Stephen Davis, a professor of religious studies at Yale University, said his cursory reading of Watson’s argument did not seem to rule out authenticity.

“A pastiche of earlier texts — sure it could be a modern phenomenon, but it could also be an ancient phenomenon,” he said. “There are other examples in antiquity of people drawing different texts together.”

Mark Goodacre, a New Testament scholar at Duke University who posted Watson’s ­papers on his blog, said that while King is a cautious, careful scholar who is “massively respected in the scholarly guild,” he found Watson’s arguments persuasive.

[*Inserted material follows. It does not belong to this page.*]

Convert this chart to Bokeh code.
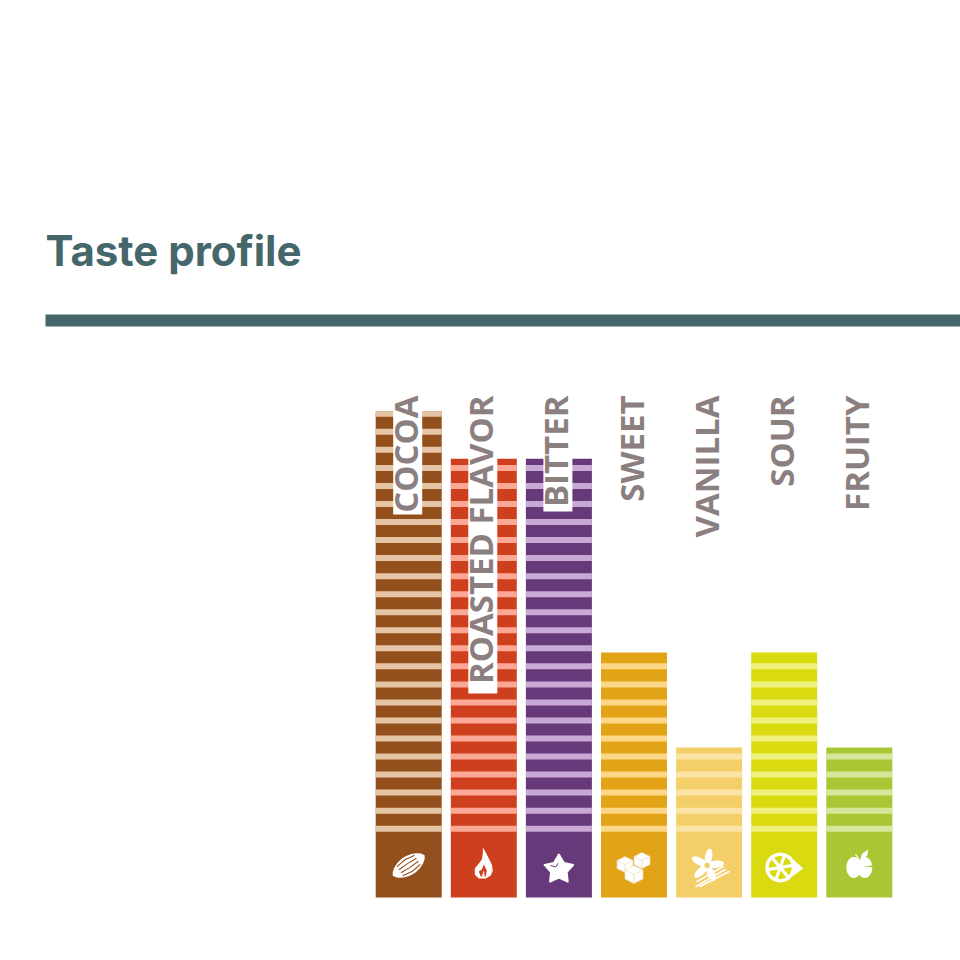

“The observations he made were pretty damning for the possibility that this is authentic,” he said. “It speaks to someone who is copying out of our one extant witness of the Gospel of Thomas, not someone translating a Greek original.”

Although King provocatively named the fragment “the Gospel of Jesus’s Wife” — an act that also provoked criticism in some quarters, because it’s unclear what the fragment was originally part of — King has repeat­edly emphasized that the fragment does not shed new light on the marital status of the historical Jesus. The New Testament gospels, which scholars generally agree are the earliest and best source of information about Jesus’s life, are ­silent on the issue.